Professional compliance management systems span all areas of compliance management, from task formulation to managerial responsibility and compliance organization. The scale and nature of systems depends largely on the size of business and sector of industry. In German areas of jurisdiction, there are (still) few legal guidelines on organizing compliance, making the task of implementing compliance correctly and comprehensively all the more challenging.

The School of Governance, Risk & Compliance (School GRC) at Steinbeis University Berlin now offers medium-sized and larger companies a monitoring procedure to evaluate existing compliance processes without third-party input. This promotes interest within companies in developing compliance management systems and encourages people to assess how likely measures are to address the right compliance issues. The aim is to supply companies with madeto- measure instruments to fight corruption and knowledge loss – and demonstrate that management is doing a professional job. This monitoring technique also makes it possible to (re-)evaluate proprietary compliance systems in an objective manner. Simultaneously, firms can make industry comparisons and see the compliance level of competitors.

Steinbeis Compliance Monitoring focuses on the evaluation of existing compliance procedures, implementation, follow-up processes, the ability to react to non-compliance incidents, and sustainability. Following a stocktaking exercise looking at company procedures, evaluation criteria and suit ability testing, the findings are discussed with compliance managers. This ensures that the evaluation is based closely on business needs and takes into account the idiosyncrasies of the business. The evaluated firm receives weighted averages plotted on a diagram. These are expressed in terms of degree of completeness and quality.

The diagram tells the company how comprehensive and professional its compliance management procedures are. A suitable and satisfactory result would lie in the “Optimize” quadrant. If the result is in the “Analyze” quadrant, compliance processes are receiving above-average attention but not enough is being done to implement them convincingly or (especially) efficiently. If compliance monitoring results in a score in the “Develop” quadrant, then the compliance system needs to be reorganized, implemented properly within the company or rendered more sustainable as a compliance management system. A score in the “Complete” quadrant shows that the company is still busy setting up compliance processes, but what has been undertaken until now is already good, if not excellent.

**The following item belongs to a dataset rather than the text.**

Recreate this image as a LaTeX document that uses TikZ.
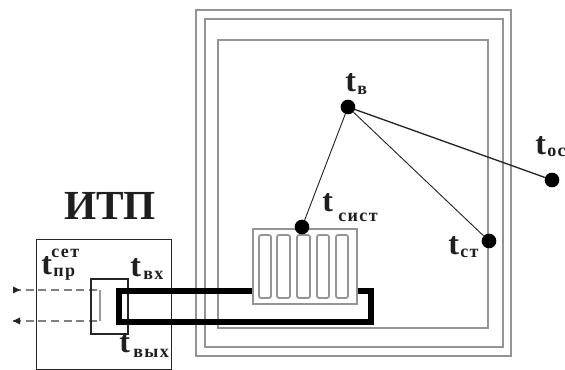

If necessary, staff can be surveyed after compliance monitoring using the Steinbeis Integrity Monitoring questionnaire, which looks at commitment to compliance procedures and implementation. The emphasis here lies in assessing the attitudes of people at the company, indicating the nature of company culture and underlying company values. Both instruments were developed by the School GRC in cooperation with the scientific director of the Corporate Integrity Management Steinbeis Transfer Institute, Prof. Dr. Kai-D. Bussmann. The expertise at School GRC is rooted in skills of a forensic, economic, legal and mathematical nature, as well as empirical research. The Steinbeis Compliance and Integrity Monitor also undergoes continuous improvements and is updated in keeping with insights from scientific disciplines, as well as legal developments relating to prevailing laws and statutes. Organizing compliance procedures properly takes regular monitoring and assessment to minimize longer-term risk, protect companies preemptively from improprieties and eliminate lack of knowledge among employees.